Dès lors, à défaut de donner à voir directement l’effort de son corps au travail, ses assemblages en gardent tous métaphoriquement la pénible empreinte, le plus souvent à force de compressions et de tensions inimaginables imposées entre ses matériaux et ses outils, qui donnent alors mesure tangible d’un labeur créatif soi-disant inutile et purement esthétique aussitôt franchi le seuil d’un espace d’exposition.

Il s’agit par exemple de pots dégoulinant de peinture ou de barils métalliques écrabouillés, écrasés par des étais ajustables entre le sol et le plafond, ou sous le poids accablant d’imposants cubes en béton. Il s’agit aussi d’arrangements rocambolesques de briques reliées les unes aux autres par des serre-joints, d’effrayants instruments de torture à la poigne de fer.

Il s’agit enfin de planches de bois retenues en équilibre précaire par l’une de leurs extrémités coincée dans l’étroite dépression, de rictus, de sacs de ciment pliés et durcis, des assemblages à couper le souffle d’ailleurs, comme de violents coups de poing. Un instant, je reprends mon haleine, on en tirerait presque la langue de douleur.

Faute peut-être de ne pas avoir encore réellement réussi à susciter des vocations artistiques chez un public récalcitrant et fainéant, ou de n’avoir pas su tout à fait convaincre ses collectionneurs de mettre une bonne fois pour toutes la main à la pâte, Benjamin Sabatier inflige une violence de plus en plus inouïe à ses matériaux pour mettre en forme un labeur, qui a fini par tourner à l’horreur absolue.

Je dirais même plus, : « Bye bye Walter Benjamin et bienvenue Benjamin l’éventreur ! » C’est franchement au martyre qu’il pousse le travail ces dernières années, en invoquant en l’occurrence la figure même d’un saint Sébastien, supplicié à mort, en la forme effroyable d’un sac de ciment à la chair transpercée par de mordantes tiges de fer à béton, comme autant de flèches décochées.

« Hard work » professe-t-il ? Libre à vous d’en juger, mais hardcore, très certainement. Et une pendaison maintenant, mais quel bourreau cet artiste ! Alors que son intention d’origine était plus que louable – la démocratisation du geste créateur –, notre inaction a sans doute eu raison de sa bonne volonté. Je sais bien que toute révolution s’accompagne d’une période de terreur, mais jusqu’où ira-t-il ?
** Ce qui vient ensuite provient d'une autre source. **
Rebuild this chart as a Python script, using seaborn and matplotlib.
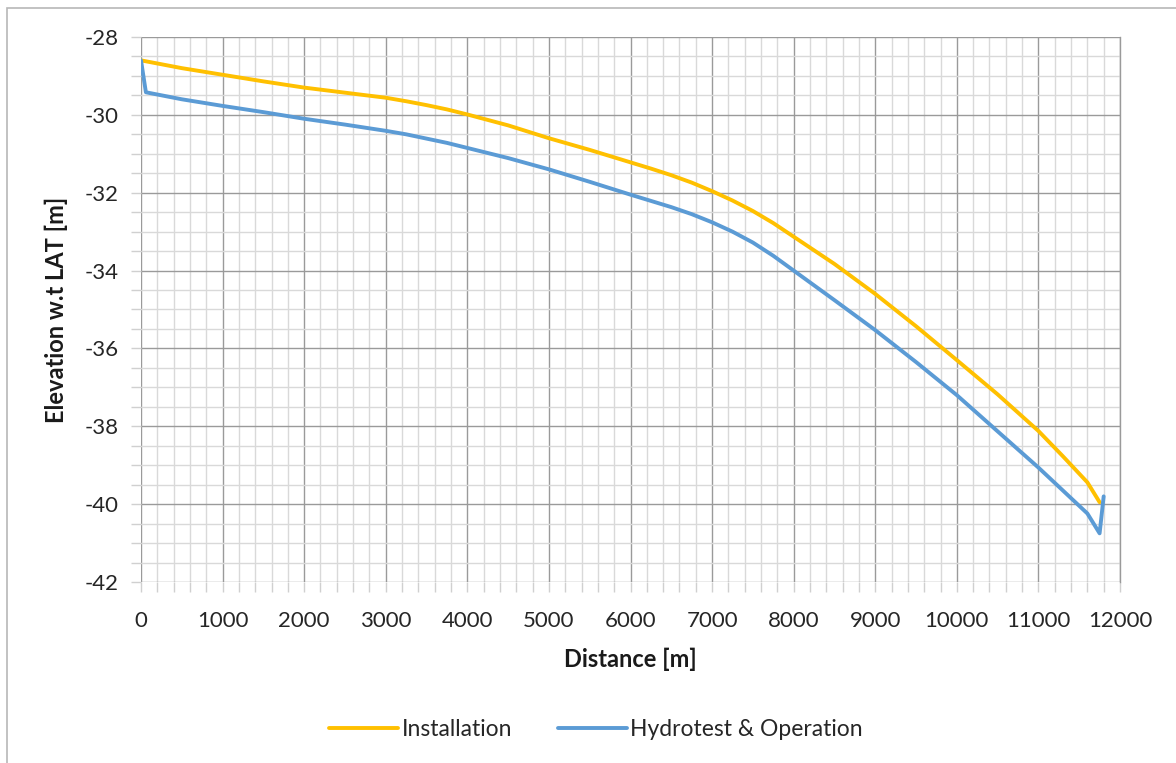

En tout cas, le calvaire ne s’arrête pas aux salles d’exposition et s’étend carrément sur la place publique, comme à la FIAC en 2013 sur les berges de Seine, où l’artiste dressa de véritables échafauds ! Pour ce type d’assemblages funestes, il m’affirmait par ailleurs il y a quelques semaines encore avoir eu en tête à la fois le cœur à l’ouvrage des fameux Constructeurs de Fernand Léger et la lassitude extrême qui affaisse tout entière la morne Repasseuse de Pablo Picasso.

En ce qui me concerne, j’y vois bien plutôt les corps dépéris du Radeau de La Méduse[VBdM8]  de Théodore Géricault. Tragiquement échoués à une centaine de mètres seulement du pont Alexandre-III, qui avait été inauguré pour l’Exposition universelle de 1900, vous voudrez bien reconnaître que c’est presque prophétique. Mais ! au diable pour un temps, pauvre démocratie.

Et ne me laissez pas commencer sur ce qu’il trame en ce moment dans son atelier. L’artiste a plus d’un supplice à son arc. Les temps n’ont jamais été aussi sombres pour les poutres en bois et les sacs de ciment. Planter, couler, plier, compresser, mais aussi crucifier, emmurer, pendre et brûler, autant de peines réalisant le grand œuvre terrifique de Benjamin Sabatier. Je me fais un devoir tout naturellement de dénoncer la piteuse condition de ses matériaux.

En tant que critique d’art, je prends très à cœur le fait de fantasmer les œuvres, d’ailleurs c’est là que je tire tout le plaisir lié à cette activité, car l’écriture en soi est bougrement difficile. Personne ne doutera ici que ces lubies renseignent plus la vision de l’auteur que celle de l’artiste. Mais je tiens aussi à lui rendre justice et prolonger son aura, ça s’appelle prendre son travail au sérieux messieurs dames.

Alors vraiment il est grand temps ! Enflammons-nous à notre tour d’une fièvre démiurgique. Saisissez vos marteaux, je vous ai apporté plein de clous, parce que « nous sommes des dieux et ferions bien d’y œuvrer » . Tel est l’adage en tout cas du Whole Earth Catalog: Access to Tools, le livre de chevet de l’artiste et l’ouvrage de référence DIY paru en 1968. Quoiqu’à tout bien y réfléchir, j’ai plus envie pour ma part de planter au mur des crayons.